# [EXERCISE DATA]
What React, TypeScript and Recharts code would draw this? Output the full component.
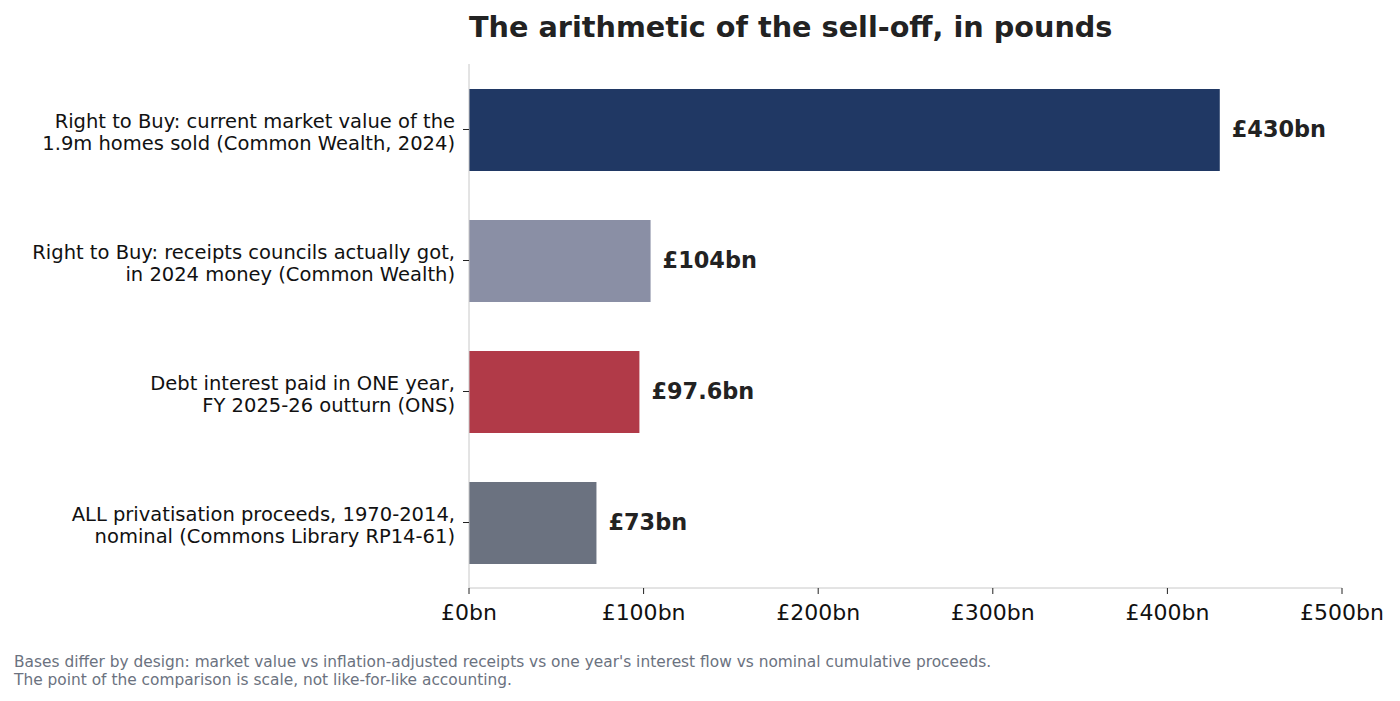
import { BarChart, Bar, XAxis, YAxis, Cell, LabelList } from 'recharts';

const categories = [
  ['Right to Buy: current market value of the', '1.9m homes sold (Common Wealth, 2024)'],
  ['Right to Buy: receipts councils actually got,', 'in 2024 money (Common Wealth)'],
  ['Debt interest paid in ONE year,', 'FY 2025-26 outturn (ONS)'],
  ['ALL privatisation proceeds, 1970-2014,', 'nominal (Commons Library RP14-61)'],
];
const values = [430, 104, 97.6, 73];
const valueLabels = ['£430bn', '£104bn', '£97.6bn', '£73bn'];
const xTicks = [0, 100, 200, 300, 400, 500];
const barColors = ['#203864', '#8a8fa5', '#b13a48', '#6b7280'];

const FONT = '"DejaVu Sans", sans-serif';

const data = categories.map((lines, i) => ({
  key: String(i),
  lines,
  value: values[i],
  label: valueLabels[i],
}));

function CategoryTick(props: any) {
  const { x, y, payload } = props;
  const lines = data[Number(payload.value)].lines;
  return (
    <g>
      <line x1={x + 2} x2={x + 8} y1={y} y2={y} stroke="#222" strokeWidth={1} />
      <text x={x - 6} y={y} textAnchor="end" fontFamily={FONT} fontSize={19.5} fill="#111">
        <tspan x={x - 6} dy={-2}>{lines[0]}</tspan>
        <tspan x={x - 6} dy={22}>{lines[1]}</tspan>
      </text>
    </g>
  );
}

function MoneyTick(props: any) {
  const { x, y, payload } = props;
  return (
    <g>
      <line x1={x} x2={x} y1={y - 8} y2={y - 2} stroke="#222" strokeWidth={1} />
      <text x={x} y={y + 24} textAnchor="middle" fontFamily={FONT} fontSize={22} fill="#111">
        £{payload.value}bn
      </text>
    </g>
  );
}

function ValueLabel(props: any) {
  const { x, y, width, height, index } = props;
  return (
    <text
      x={x + width + 12}
      y={y + height / 2 + 7}
      fontFamily={FONT}
      fontSize={22.4}
      fontWeight="bold"
      fill="#222"
    >
      {data[index].label}
    </text>
  );
}

export default function App() {
  return (
    <div style={{ position: 'absolute', left: 0, top: 0, width: 1400, height: 701, background: '#fff' }}>
      <div
        style={{
          position: 'absolute',
          left: 469,
          top: 10,
          fontFamily: FONT,
          fontSize: 28.7,
          fontWeight: 'bold',
          color: '#222',
          whiteSpace: 'nowrap',
        }}
      >
        The arithmetic of the sell-off, in pounds
      </div>
      <BarChart
        width={1400}
        height={701}
        data={data}
        layout="vertical"
        margin={{ top: 64, right: 58, bottom: 63, left: 9 }}
      >
        <XAxis
          type="number"
          domain={[0, 500]}
          ticks={xTicks}
          height={50}
          axisLine={{ stroke: '#c8c8c8' }}
          tickLine={false}
          tick={<MoneyTick />}
          interval={0}
        />
        <YAxis
          type="category"
          dataKey="key"
          width={460}
          axisLine={{ stroke: '#c8c8c8' }}
          tickLine={false}
          tick={<CategoryTick />}
          interval={0}
        />
        <Bar dataKey="value" barSize={82} isAnimationActive={false}>
          {data.map((d, i) => (
            <Cell key={d.key} fill={barColors[i]} />
          ))}
          <LabelList dataKey="value" content={<ValueLabel />} />
        </Bar>
      </BarChart>
      <div
        style={{
          position: 'absolute',
          left: 14,
          top: 654,
          fontFamily: FONT,
          fontSize: 15.4,
          lineHeight: '17.5px',
          color: '#6b7280',
          whiteSpace: 'nowrap',
        }}
      >
        Bases differ by design: market value vs inflation-adjusted receipts vs one year's interest flow vs nominal cumulative proceeds.
        <br />
        The point of the comparison is scale, not like-for-like accounting.
      </div>
    </div>
  );
}
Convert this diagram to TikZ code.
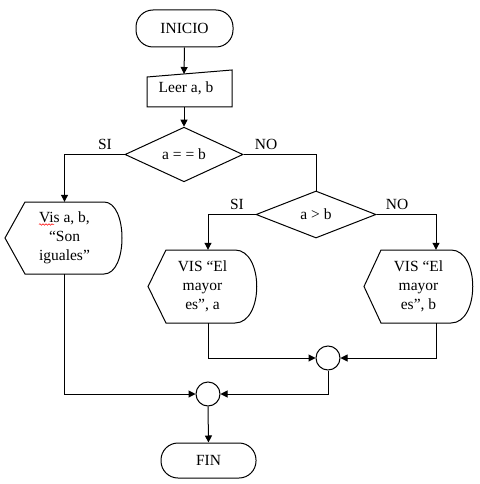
\documentclass[tikz,border=0pt]{standalone}
\usepackage{fontspec}
\setmainfont{Liberation Serif}
\usetikzlibrary{arrows.meta,shapes.geometric,calc,decorations.pathmorphing}
\begin{document}
\begin{tikzpicture}[x=1pt,y=-1pt,
  every node/.style={font=\fontsize{15.5pt}{19pt}\selectfont},
  ln/.style={line width=1pt,draw=black},
  arr/.style={ln,-{Triangle[length=7pt,width=7pt]}},
  term/.style={ln,rounded corners=17pt,inner sep=0pt},
  dec/.style={ln,diamond,inner sep=0pt},
  box/.style={draw=none,inner sep=0pt,align=center},
  junc/.style={ln,circle,minimum size=24pt,inner sep=0pt},
  lbl/.style={inner sep=0pt}]
\useasboundingbox (0,0) rectangle (479,484);
\fill[white] (0,0) rectangle (479,484);

% terminals
\node[term,minimum width=97pt,minimum height=37pt] (inicio) at (184.5,28.5) {INICIO};
\node[term,minimum width=95pt,minimum height=35pt] (fin) at (208.5,460.5) {FIN};

% manual input
\node[box,minimum width=85pt,minimum height=37pt] (leer) at (189.5,88.5) {\hspace*{-7pt}Leer a, b};
\draw[ln] (147,77) -- (232,70) -- (232,107) -- (147,107) -- cycle;
\coordinate (lt) at (184,74);

% decisions
\node[dec,minimum width=118pt,minimum height=47pt] (d1) at (184,154.5) {a = = b};
\node[dec,minimum width=120pt,minimum height=47pt] (d2) at (316,214.5) {a > b};

% display boxes
\node[box,minimum width=119pt,minimum height=72pt] (vis) at (64.5,238) {Vis a, b,\\``Son\\iguales''};
\draw[ln] (5,238) -- (25,202) -- (104,202) .. controls (128,202) and (128,274) .. (104,274) -- (25,274) -- cycle;
\draw[red,line width=0.5pt,decorate,decoration={snake,amplitude=0.8pt,segment length=3pt}] (39,224.5) -- (54,224.5);

\node[box,minimum width=109pt,minimum height=73pt] (b2) at (202.5,286.5) {VIS ``El\\mayor\\es'', a};
\draw[ln] (148,286.5) -- (166,250) -- (235,250) .. controls (264,250) and (264,323) .. (235,323) -- (166,323) -- cycle;

\node[box,minimum width=109pt,minimum height=73pt] (b3) at (418.5,286.5) {VIS ``El\\mayor\\es'', b};
\draw[ln] (364,286.5) -- (381,250) -- (451,250) .. controls (480,250) and (480,323) .. (451,323) -- (381,323) -- cycle;

% junctions
\node[junc] (c1) at (328,358) {};
\node[junc] (c2) at (208,394) {};

% labels
\node[lbl] (si1) at (105,144) {SI};
\node[lbl] (no1) at (266,144) {NO};
\node[lbl] (si2) at (237,204) {SI};
\node[lbl] (no2) at (397,204) {NO};

% connectors
\draw[arr] (inicio.south) -- (lt);
\draw[arr] (leer.south -| d1.north) -- (d1.north);
\draw[arr] (d1.west) -| (vis.north);
\draw[ln] (d1.east) -| (d2.north);
\draw[arr] (d2.west) -| ($(b2.north)+(5.5,0)$);
\draw[arr] (d2.east) -| ($(b3.north)+(17.5,0)$);
\draw[arr] ($(b2.south)+(5.5,0)$) |- (c1.west);
\draw[arr] ($(b3.south)+(17.5,0)$) |- (c1.east);
\draw[arr] (c1.south) |- (c2.east);
\draw[arr] (vis.south) |- (c2.west);
\draw[arr] (c2.south) -- (fin.north);
\end{tikzpicture}
\end{document}
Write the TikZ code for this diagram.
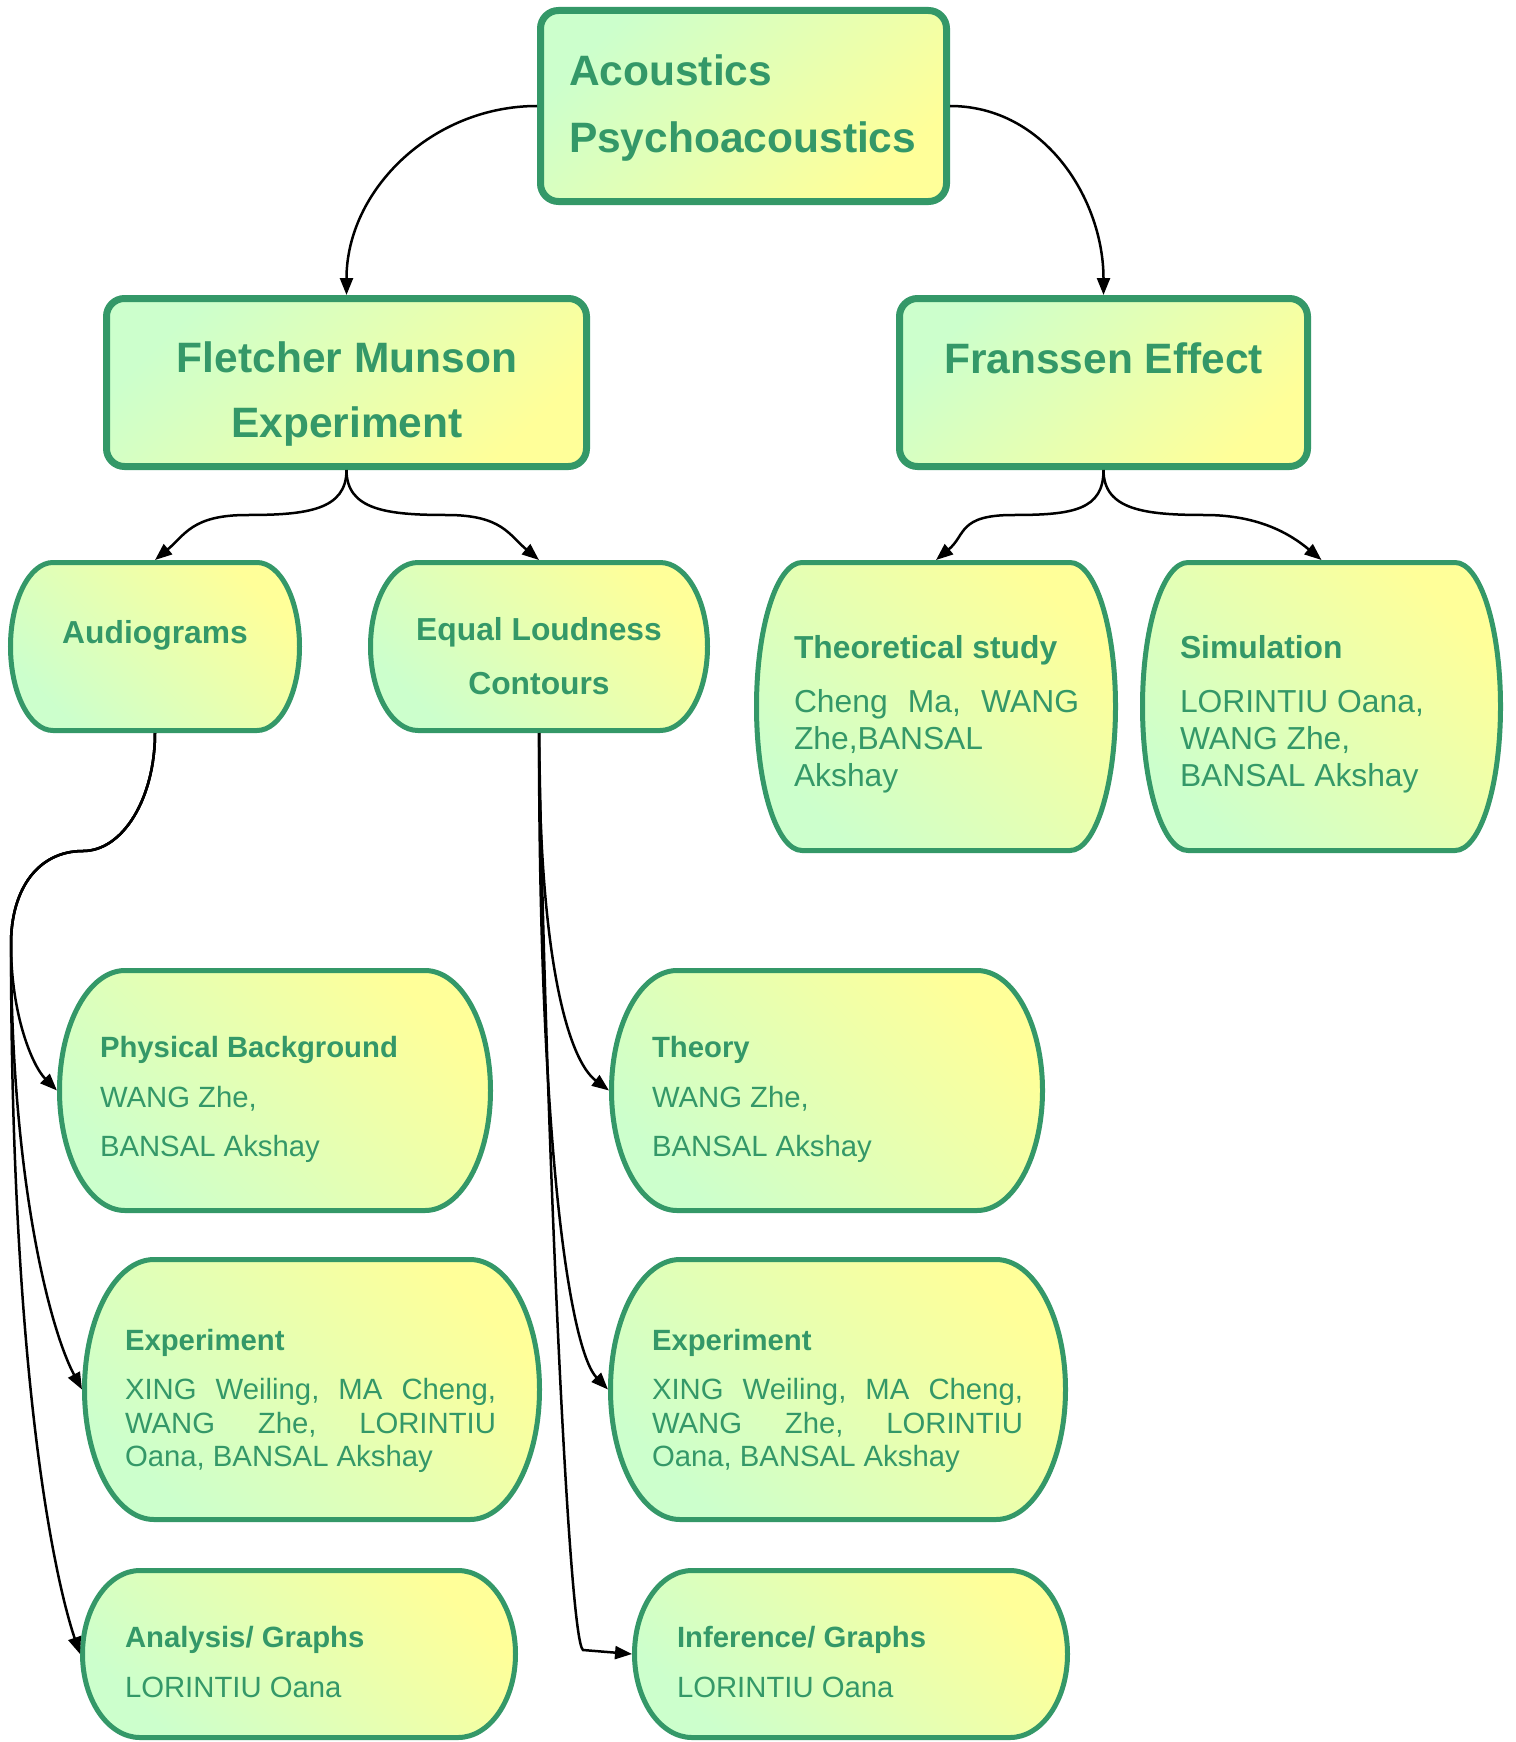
\documentclass[tikz,border=0pt]{standalone}
\usepackage{fontspec}
\setmainfont{Liberation Sans}
\usetikzlibrary{arrows.meta,calc}
\definecolor{gtext}{RGB}{52,152,104}
\definecolor{gfill}{RGB}{204,255,204}
\definecolor{yfill}{RGB}{255,255,153}
\tikzset{
  conn/.style={line width=2.5pt, black, -{Triangle[length=17pt,width=13pt]}},
  rectbox/.style={draw=gtext, line width=7pt, rounded corners=18pt, top color=gfill, bottom color=yfill, shading angle=45},
  pillbox/.style={draw=gtext, line width=5pt, top color=yfill, bottom color=gfill, shading angle=-45},
  geom/.style={inner sep=0pt, outer sep=0pt, draw=none},
  tx/.style={inner sep=0pt, outer sep=0pt, text=gtext},
  bigtext/.style={tx, font=\fontsize{42.5pt}{50pt}\selectfont\bfseries},
  midb/.style={tx, font=\fontsize{31.8pt}{37pt}\selectfont\bfseries},
  midr/.style={tx, font=\fontsize{31.8pt}{37pt}\selectfont},
  smallb/.style={tx, font=\fontsize{29.3pt}{34pt}\selectfont\bfseries},
  smallr/.style={tx, font=\fontsize{29.3pt}{34pt}\selectfont},
}
\newcommand\geomnode[5]{%
  \node[geom, minimum width={(#4-#2)*1pt}, minimum height={(#5-#3)*1pt}] (#1) at ({(#2+#4)/2},{(#3+#5)/2}) {};}
\newcommand\rectshape[5]{%
  \geomnode{#1}{#2}{#3}{#4}{#5}
  \path[rectbox] ($(#1.north west)+(3.5,3.5)$) rectangle ($(#1.south east)+(-3.5,-3.5)$);}
\newcommand\pillshape[6]{%
  \geomnode{#1}{#2}{#3}{#4}{#5}
  \pgfmathsetmacro\myXa{#2+2.5}\pgfmathsetmacro\myYa{#3+2.5}%
  \pgfmathsetmacro\myXb{#4-2.5}\pgfmathsetmacro\myYb{#5-2.5}%
  \pgfmathsetmacro\myH{(\myYb-\myYa)/2}\pgfmathsetmacro\myR{#6-2.5}%
  \path[pillbox] ({\myXa+\myR},\myYa) -- ({\myXb-\myR},\myYa)
     arc[start angle=90,end angle=-90,x radius=\myR pt,y radius=\myH pt]
     -- ({\myXa+\myR},\myYb)
     arc[start angle=270,end angle=90,x radius=\myR pt,y radius=\myH pt] -- cycle;}
\begin{document}
\begin{tikzpicture}[x=1pt,y=-1pt]
\useasboundingbox (0,0) rectangle (1515,1742);
\fill[white] (0,0) rectangle (1515,1742);

% boxes
\rectshape{root}{537}{7}{950}{205}
\rectshape{fm}{103}{295}{590}{470}
\rectshape{fr}{896}{295}{1311}{470}
\pillshape{aud}{8}{560}{302}{733}{45}
\pillshape{el}{368}{560}{710}{733}{50}
\pillshape{th}{754}{560}{1118}{853}{48}
\pillshape{sim}{1140}{560}{1503}{853}{48}
\pillshape{pb}{57}{968}{493}{1213}{68}
\pillshape{tho}{609}{968}{1045}{1213}{68}
\pillshape{exl}{82}{1257}{542}{1522}{72}
\pillshape{exr}{608}{1257}{1068}{1522}{72}
\pillshape{an}{80}{1568}{518}{1740}{60}
\pillshape{inf}{632}{1568}{1070}{1740}{60}

% texts
\node[bigtext, anchor=base west] (rootA) at (569,86) {Acoustics};
\node[bigtext, anchor=base west] (rootB) at (569,153) {Psychoacoustics};
\node[bigtext, anchor=base] (fmA) at (347,372) {Fletcher Munson};
\node[bigtext, anchor=base] (fmB) at (347,437) {Experiment};
\node[bigtext, anchor=base] (frA) at (1103.5,373) {Franssen Effect};
\node[midb, anchor=base] (audA) at (155,643) {Audiograms};
\node[midb, anchor=base] (elA) at (539,640) {Equal Loudness};
\node[midb, anchor=base] (elB) at (539,694) {Contours};

\node[midb, anchor=base west] (thA) at (794,658) {Theoretical study};
\node[midr, anchor=base west] (thB) at (794,712) {\hbox to 285pt{Cheng\hfill Ma,\hfill WANG}};
\node[midr, anchor=base west] (thC) at (794,749) {Zhe,BANSAL};
\node[midr, anchor=base west] (thD) at (794,786) {Akshay};

\node[midb, anchor=base west] (simA) at (1180,658) {Simulation};
\node[midr, anchor=base west] (simB) at (1180,712) {LORINTIU Oana,};
\node[midr, anchor=base west] (simC) at (1180,749) {WANG Zhe,};
\node[midr, anchor=base west] (simD) at (1180,786) {BANSAL Akshay};

\node[smallb, anchor=base west] (pbA) at (100,1057) {Physical Background};
\node[smallr, anchor=base west] (pbB) at (100,1107) {WANG Zhe,};
\node[smallr, anchor=base west] (pbC) at (100,1156) {BANSAL Akshay};

\node[smallb, anchor=base west] (thoA) at (652,1057) {Theory};
\node[smallr, anchor=base west] (thoB) at (652,1107) {WANG Zhe,};
\node[smallr, anchor=base west] (thoC) at (652,1156) {BANSAL Akshay};

\node[smallb, anchor=base west] (exlA) at (125,1350) {Experiment};
\node[smallr, anchor=base west] (exlB) at (125,1399) {\hbox to 371pt{XING\hfill Weiling,\hfill MA\hfill Cheng,}};
\node[smallr, anchor=base west] (exlC) at (125,1433) {\hbox to 371pt{WANG\hfill Zhe,\hfill LORINTIU}};
\node[smallr, anchor=base west] (exlD) at (125,1466) {Oana, BANSAL Akshay};

\node[smallb, anchor=base west] (exrA) at (652,1350) {Experiment};
\node[smallr, anchor=base west] (exrB) at (652,1399) {\hbox to 371pt{XING\hfill Weiling,\hfill MA\hfill Cheng,}};
\node[smallr, anchor=base west] (exrC) at (652,1433) {\hbox to 371pt{WANG\hfill Zhe,\hfill LORINTIU}};
\node[smallr, anchor=base west] (exrD) at (652,1466) {Oana, BANSAL Akshay};

\node[smallb, anchor=base west] (anA) at (125,1647) {Analysis/ Graphs};
\node[smallr, anchor=base west] (anB) at (125,1697) {LORINTIU Oana};

\node[smallb, anchor=base west] (infA) at (677,1647) {Inference/ Graphs};
\node[smallr, anchor=base west] (infB) at (677,1697) {LORINTIU Oana};

% connectors
\draw[conn] (root.west) to[out=180,in=90] (fm.north);
\draw[conn] (root.east) to[out=0,in=90] (fr.north);
\draw[conn] (fm.south) .. controls +(0,40) and +(60,0) .. (247,515) .. controls +(-55,0) and +(30,-25) .. (aud.north);
\draw[conn] (fm.south) .. controls +(0,40) and +(-60,0) .. (447,515) .. controls +(55,0) and +(-30,-25) .. (el.north);
\draw[conn] (fr.south) .. controls +(0,40) and +(60,0) .. (1013,515) .. controls +(-55,0) and +(30,-25) .. (th.north);
\draw[conn] (fr.south) .. controls +(0,40) and +(-60,0) .. (1205,515) .. controls +(55,0) and +(-30,-25) .. (sim.north);

\draw[conn] (aud.south) .. controls +(0,65) and +(40,0) .. (83,851) .. controls +(-45,0) and +(0,-55) .. (11,944) .. controls +(0,70) and +(-25,-25) .. (pb.west);
\draw[conn] (aud.south) .. controls +(0,65) and +(40,0) .. (83,851) .. controls +(-45,0) and +(0,-55) .. (11,944) .. controls (11,1180) and (50,1330) .. (exl.west);
\draw[conn] (aud.south) .. controls +(0,65) and +(40,0) .. (83,851) .. controls +(-45,0) and +(0,-55) .. (11,944) .. controls (11,1380) and (55,1580) .. (an.west);

\draw[conn] (el.south) .. controls +(0,230) and +(-40,-30) .. (tho.west);
\draw[conn] (el.south) .. controls (539,1150) and (570,1350) .. (exr.west);
\draw[conn] (el.south) .. controls (545,1100) and (568,1640) .. (583,1650) -- (inf.west);
\end{tikzpicture}
\end{document}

# [SHORT PROBLEM]
Copy each line above that contains the word "code".

# [ANSWER FOR THE TASK]
What React, TypeScript and Recharts code would draw this? Output the full component.
Convert this diagram to TikZ code.
Write the TikZ code for this diagram.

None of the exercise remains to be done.